吉田クリニック 院長のドタバタ日記

日頃の診療にまつわることや、お知らせ、そして世の中の出来事について思うところ書いています。診療日には毎日更新しています。

気管チューブ「切開後2週間は注意を」 死亡事例調査 その2

2018年06月20日 06時14分03秒 | 日記
 「医療従事者は認識すべき・・」という文言をみると、いかにも医療従事者全員が何も知らないとの印象を受ける。まあでも死亡者がでているので甘んじて受けるしかない。でもこのような報道をみるといかにも今までこんな事例があることも知らなかったのかとお叱りをうけているようである。

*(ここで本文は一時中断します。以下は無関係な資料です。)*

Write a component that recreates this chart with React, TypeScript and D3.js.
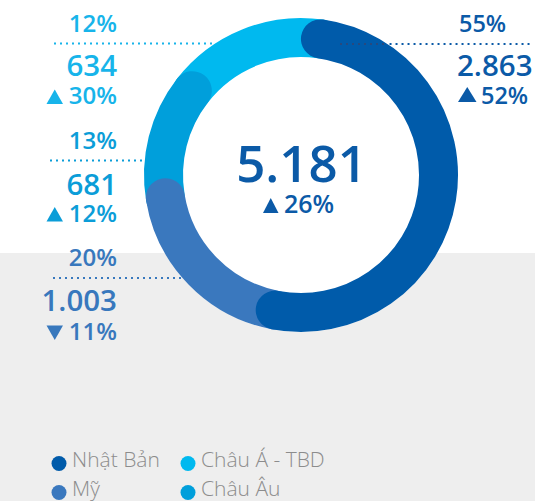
import React from "react";
import * as d3 from "d3";

// ---- data ----
const categories = ["Nhật Bản", "Mỹ", "Châu Âu", "Châu Á - TBD"];
const values = [2863, 1003, 681, 634];
const shareLabels = ["55%", "20%", "13%", "12%"];
const valueLabels = ["2.863", "1.003", "681", "634"];
const changeLabels = ["52%", "11%", "12%", "30%"];
const changeUp = [true, false, true, true];
const totalLabel = "5.181";
const totalChange = "26%";
const legendOrder = ["Nhật Bản", "Châu Á - TBD", "Mỹ", "Châu Âu"];

const colors: Record<string, string> = {
  "Nhật Bản": "#005BAA",
  "Mỹ": "#3A78BE",
  "Châu Âu": "#009FDB",
  "Châu Á - TBD": "#00B9EF",
};
const textColors: Record<string, string> = {
  "Nhật Bản": "#0B5AA7",
  "Mỹ": "#3878BD",
  "Châu Âu": "#0B9DD8",
  "Châu Á - TBD": "#17B4EA",
};

const W = 535;
const H = 501;
const cx = 301;
const cy = 175;
const rOuter = 157;
const band = 39;
const rMid = rOuter - band / 2;
const capA = band / 2 / rMid;

const FONT = "'Open Sans', 'Noto Sans', sans-serif";

// label layout: side, anchor x, baselines
const layout: Record<string, any> = {
  "Nhật Bản": { side: "right", x: 458, share: 32, line: 44, value: 76, change: 104 },
  "Châu Á - TBD": { side: "left", x: 117, share: 32, line: 43.5, value: 76, change: 104, lineStart: 54 },
  "Châu Âu": { side: "left", x: 117, share: 149, line: 160.5, value: 195, change: 221.5, lineStart: 50 },
  "Mỹ": { side: "left", x: 117, share: 266, line: 278, value: 311, change: 340, lineStart: 53 },
};

function arcPath(a0: number, a1: number) {
  const p = d3.path();
  p.arc(cx, cy, rMid, a0 - Math.PI / 2, a1 - Math.PI / 2);
  return p.toString();
}

function tri(x: number, yBottom: number, w: number, h: number, up: boolean) {
  if (up) return `M${x},${yBottom}L${x + w / 2},${yBottom - h}L${x + w},${yBottom}Z`;
  return `M${x},${yBottom - h}L${x + w},${yBottom - h}L${x + w / 2},${yBottom}Z`;
}

export default function App() {
  const data = categories.map((c, i) => ({ c, v: values[i], i }));
  const pie = d3.pie<any>().sort(null).value((d) => d.v);
  const arcs = pie(data);
  const byName: Record<string, any> = {};
  arcs.forEach((a) => (byName[a.data.c] = a));

  // stroke extents with round caps overlapping the next slice
  const strokes = [
    { c: "Châu Á - TBD", a0: byName["Châu Á - TBD"].startAngle - capA, a1: byName["Châu Á - TBD"].endAngle + capA },
    { c: "Châu Âu", a0: byName["Châu Âu"].startAngle - capA, a1: byName["Châu Âu"].endAngle - capA },
    { c: "Mỹ", a0: byName["Mỹ"].startAngle - capA, a1: byName["Mỹ"].endAngle - capA },
    { c: "Nhật Bản", a0: byName["Nhật Bản"].startAngle + capA, a1: byName["Nhật Bản"].endAngle - capA },
  ];

  const ringX = (y: number) => cx - Math.sqrt(rOuter * rOuter - (y - cy) * (y - cy));
  const ringXR = (y: number) => cx + Math.sqrt(rOuter * rOuter - (y - cy) * (y - cy));

  return (
    <svg width={W} height={H} style={{ position: "absolute", left: 0, top: 0 }} fontFamily={FONT}>
      <rect x={0} y={0} width={W} height={H} fill="#ffffff" />
      <rect x={0} y={253} width={W} height={H - 253} fill="#EEEEEE" />

      {/* left dotted lines (under ring) */}
      {categories.filter((c) => layout[c].side === "left").map((c) => {
        const L = layout[c];
        return (
          <line key={"l" + c} x1={L.lineStart} x2={ringX(L.line)} y1={L.line} y2={L.line}
            stroke={textColors[c]} strokeWidth={2} strokeDasharray="2 4" />
        );
      })}

      <circle cx={cx} cy={cy} r={rOuter} fill="#ffffff" />
      {strokes.map((s) => (
        <path key={s.c} d={arcPath(s.a0, s.a1)} fill="none" stroke={colors[s.c]}
          strokeWidth={band} strokeLinecap="round" />
      ))}

      {/* right dotted line (over ring) */}
      <line x1={340} x2={ringXR(44)} y1={44} y2={44} stroke="#27497F" strokeWidth={2} strokeDasharray="2 4" />
      <line x1={ringXR(44) + 2} x2={533} y1={44} y2={44} stroke="#0B5AA7" strokeWidth={2} strokeDasharray="2 4" />

      {/* labels */}
      {categories.map((c, i) => {
        const L = layout[c];
        const col = textColors[c];
        if (L.side === "left") {
          return (
            <g key={"t" + c} fill={col} fontWeight={600} textAnchor="end">
              <text x={L.x} y={L.share} fontSize={24}>{shareLabels[i]}</text>
              <text x={L.x} y={L.value} fontSize={29.5}>{valueLabels[i]}</text>
              <text x={L.x} y={L.change} fontSize={24}>{changeLabels[i]}</text>
              <path d={tri(L.x - 70.5, L.change, 16.5, 14.5, changeUp[i])} />
            </g>
          );
        }
        return (
          <g key={"t" + c} fill={col} fontWeight={600}>
            <text x={L.x + 1} y={L.share} fontSize={23.5}>{shareLabels[i]}</text>
            <text x={L.x - 1} y={L.value} fontSize={29.5}>{valueLabels[i]}</text>
            <text x={L.x + 23} y={L.change} fontSize={23.5}>{changeLabels[i]}</text>
            <path d={tri(L.x, L.change - 2, 18.5, 15, changeUp[i])} />
          </g>
        );
      })}

      {/* center */}
      <g fill="#0B5AA7" fontWeight={600}>
        <text x={cx + 0.5} y={181.5} fontSize={51} textAnchor="middle">{totalLabel}</text>
        <path d={tri(263, 213, 15.5, 15, true)} />
        <text x={284} y={213} fontSize={25}>{totalChange}</text>
      </g>

      {/* legend */}
      {legendOrder.map((c, k) => {
        const col = k % 2;
        const row = Math.floor(k / 2);
        const x = 59 + col * 129;
        const y = 463.5 + row * 29;
        return (
          <g key={"lg" + c}>
            <circle cx={x} cy={y} r={7.5} fill={colors[c]} />
            <text x={x + 13} y={y + 3.5} fontSize={21} fontWeight={300} fill="#8C8C8C">{c}</text>
          </g>
        );
      })}
    </svg>
  );
}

 しかしながらこのような事例による事故は大昔からあるのである。Tube troubleという用語にて「この領域に関連する医療従事者」では常識的なトラブルである。気管切開を置いたときはしっかり瘻孔部に肉芽ができてトンネルが形成されるまではステントとして気管切開チューブを2週くらい留置したままでおくのは常識である。

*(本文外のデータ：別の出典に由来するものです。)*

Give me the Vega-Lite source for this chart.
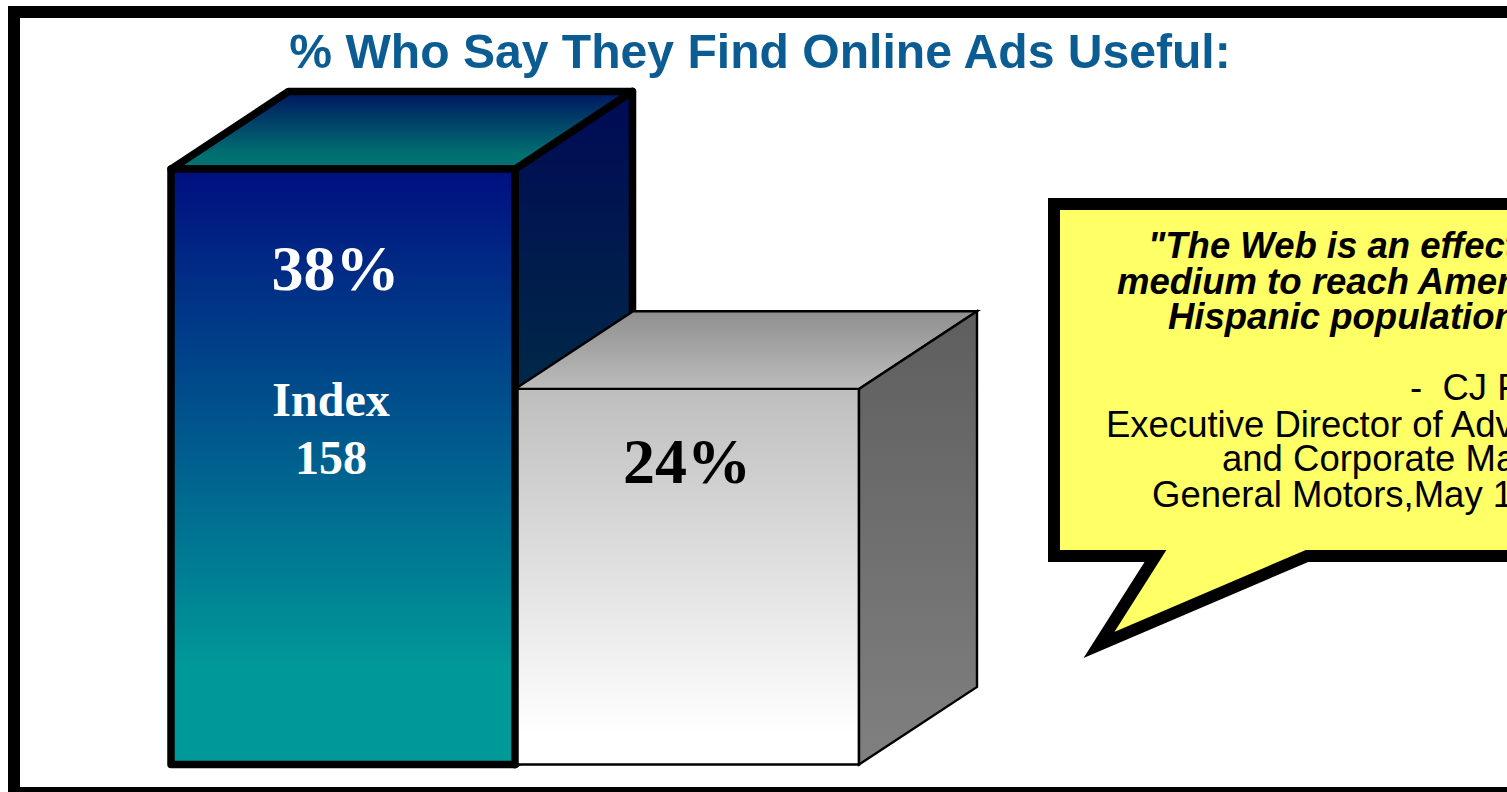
{
"$schema":"https://vega.github.io/schema/vega-lite/v6.json",
"width":1507,"height":792,"autosize":{"type":"none"},"padding":0,"background":"white",
"view":{"stroke":null},
"title":{"text":"% Who Say They Find Online Ads Useful:","anchor":"middle","frame":"group","dx":6.5,"dy":116,"offset":0,"baseline":"alphabetic","font":"Liberation Sans","fontSize":48.1,"fontWeight":"bold","color":"#0A5C92"},
"data":{"values":[
{"part":"frame","x":14,"x2":1530,"v":48.02,"v2":-1.82},
{"part":"bar1side","x":515,"v":38,"v2":0},
{"part":"bar1side","x":632.5,"v":42.95,"v2":4.95},
{"part":"bar1top","x":171,"v":38,"v2":38},
{"part":"bar1top","x":288.5,"v":42.95,"v2":38},
{"part":"bar1top","x":515,"v":42.95,"v2":38},
{"part":"bar1top","x":632.5,"v":42.95,"v2":42.95},
{"part":"bar2front","bar":"Others","x":515,"x2":859,"v":23.97,"v2":0},
{"part":"bar2top","x":515,"v":23.97,"v2":23.97},
{"part":"bar2top","x":633,"v":28.92,"v2":23.97},
{"part":"bar2top","x":859,"v":28.92,"v2":23.97},
{"part":"bar2top","x":977,"v":28.92,"v2":28.92},
{"part":"bar2side","x":859,"v":23.97,"v2":0},
{"part":"bar2side","x":977,"v":28.92,"v2":4.95},
{"part":"bar1front","bar":"Hispanics","x":171,"x2":515,"v":38,"v2":0},
{"part":"callout","o":1,"x":1530,"v":35.77},
{"part":"callout","o":2,"x":1054,"v":35.77},
{"part":"callout","o":3,"x":1054,"v":13.31},
{"part":"callout","o":4,"x":1155.5,"v":13.31},
{"part":"callout","o":5,"x":1099,"v":7.63},
{"part":"callout","o":6,"x":1307,"v":13.31},
{"part":"callout","o":7,"x":1530,"v":13.31},
{"part":"callout","o":8,"x":1530,"v":35.77},
{"part":"big-white","label":"38%","x":335.5,"v":30.28},
{"part":"index","label":"Index","x":331,"v":22.24},
{"part":"index","label":"158","x":331,"v":18.54},
{"part":"big-black","label":"24%","x":687,"v":17.98},
{"part":"quote","label":"\"The Web is an effective","x":1148,"v":32.34},
{"part":"quote","label":"medium to reach America's","x":1117,"v":30.03},
{"part":"quote","label":"Hispanic population.\"","x":1168,"v":27.77},
{"part":"who","label":"-\u00a0\u00a0CJ Fraleigh","x":1410,"v":23.26},
{"part":"who","label":"Executive Director of Advertising","x":1106,"v":20.92},
{"part":"who","label":"and Corporate Marketing","x":1222,"v":18.75},
{"part":"who","label":"General Motors,May 1","x":1152,"v":16.41}
]},
"encoding":{
"x":{"field":"x","type":"quantitative","scale":{"domain":[0,1507],"nice":false,"zero":false},"axis":null},
"y":{"field":"v","type":"quantitative","scale":{"domain":[-1.755,48.787],"nice":false,"zero":false},"axis":null}
},
"layer":[
{"transform":[{"filter":"datum.part=='frame'"}],"mark":{"type":"rect","fill":"white","stroke":"black","strokeWidth":12},"encoding":{"x2":{"field":"x2"},"y2":{"field":"v2"}}},
{"transform":[{"filter":"datum.part=='bar1side'"}],"mark":{"type":"area","orient":"vertical","stroke":"black","strokeWidth":7.5,"strokeJoin":"round","fill":{"gradient":"linear","x1":0,"y1":0,"x2":0,"y2":1,"stops":[{"offset":0,"color":"#000A55"},{"offset":0.5,"color":"#002C45"},{"offset":1,"color":"#004D4D"}]}},"encoding":{"y2":{"field":"v2"}}},
{"transform":[{"filter":"datum.part=='bar1top'"}],"mark":{"type":"area","orient":"vertical","stroke":"black","strokeWidth":7.5,"strokeJoin":"round","fill":{"gradient":"linear","x1":0,"y1":0,"x2":0,"y2":1,"stops":[{"offset":0,"color":"#001560"},{"offset":0.8,"color":"#006F70"},{"offset":1,"color":"#007370"}]}},"encoding":{"y2":{"field":"v2"}}},
{"transform":[{"filter":"datum.part=='bar2front'"}],"mark":{"type":"rect","stroke":"black","strokeWidth":2.4,"fill":{"gradient":"linear","x1":0,"y1":0,"x2":0,"y2":1,"stops":[{"offset":0,"color":"#BEBEBE"},{"offset":0.92,"color":"#FFFFFF"},{"offset":1,"color":"#FFFFFF"}]}},"encoding":{"x2":{"field":"x2"},"y2":{"field":"v2"}}},
{"transform":[{"filter":"datum.part=='bar2top'"}],"mark":{"type":"area","orient":"vertical","stroke":"black","strokeWidth":2.4,"fill":{"gradient":"linear","x1":0,"y1":0,"x2":0,"y2":1,"stops":[{"offset":0,"color":"#8F8F8F"},{"offset":1,"color":"#BCBCBC"}]}},"encoding":{"y2":{"field":"v2"}}},
{"transform":[{"filter":"datum.part=='bar2side'"}],"mark":{"type":"area","orient":"vertical","stroke":"black","strokeWidth":2.4,"fill":{"gradient":"linear","x1":0,"y1":0,"x2":0,"y2":1,"stops":[{"offset":0,"color":"#5E5E5E"},{"offset":1,"color":"#808080"}]}},"encoding":{"y2":{"field":"v2"}}},
{"transform":[{"filter":"datum.part=='bar1front'"}],"mark":{"type":"rect","stroke":"black","strokeWidth":7.5,"strokeJoin":"round","fill":{"gradient":"linear","x1":0,"y1":0,"x2":0,"y2":1,"stops":[{"offset":0,"color":"#000F80"},{"offset":0.84,"color":"#009999"},{"offset":1,"color":"#009999"}]}},"encoding":{"x2":{"field":"x2"},"y2":{"field":"v2"}}},
{"transform":[{"filter":"datum.part=='callout'"}],"mark":{"type":"line","fill":"#FFFF66","stroke":"black","strokeWidth":12,"strokeJoin":"miter","strokeMiterLimit":20},"encoding":{"order":{"field":"o","type":"quantitative"}}},
{"transform":[{"filter":"datum.part=='big-white'"}],"mark":{"type":"text","baseline":"alphabetic","align":"center","font":"Liberation Serif","fontWeight":"bold","fontSize":64,"fill":"white"},"encoding":{"text":{"field":"label"}}},
{"transform":[{"filter":"datum.part=='index'"}],"mark":{"type":"text","baseline":"alphabetic","align":"center","font":"Liberation Serif","fontWeight":"bold","fontSize":48,"fill":"white"},"encoding":{"text":{"field":"label"}}},
{"transform":[{"filter":"datum.part=='big-black'"}],"mark":{"type":"text","baseline":"alphabetic","align":"center","font":"Liberation Serif","fontWeight":"bold","fontSize":64,"fill":"black"},"encoding":{"text":{"field":"label"}}},
{"transform":[{"filter":"datum.part=='quote'"}],"mark":{"type":"text","baseline":"alphabetic","align":"left","font":"Liberation Sans","fontWeight":"bold","fontStyle":"italic","fontSize":36.5,"fill":"black"},"encoding":{"text":{"field":"label"}}},
{"transform":[{"filter":"datum.part=='who'"}],"mark":{"type":"text","baseline":"alphabetic","align":"left","font":"Liberation Sans","fontSize":36.5,"fill":"black"},"encoding":{"text":{"field":"label"}}}
]
}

 そしてチューブを交換したならきちんとチューブの先端が気管内にあるのかどうか、加圧バッグで空気を送りこんで肺への空気流入音を確認する必要がある。これらのことを守っていればほぼこのようなトラブルは回避できる(100%ではないが)。
 いかにも機構のいう「お前ら全員知らないのか」的な物言いにはちょっと・・・。在宅医療が増えてきたせいで「この領域に精通しない医療従事者」が気管切開チューブを管理することが多くなってきたためこの事故がクローズアップされてきたにすぎない。
 でも実際事故はくりかえされているのでお叱りはしょうがない。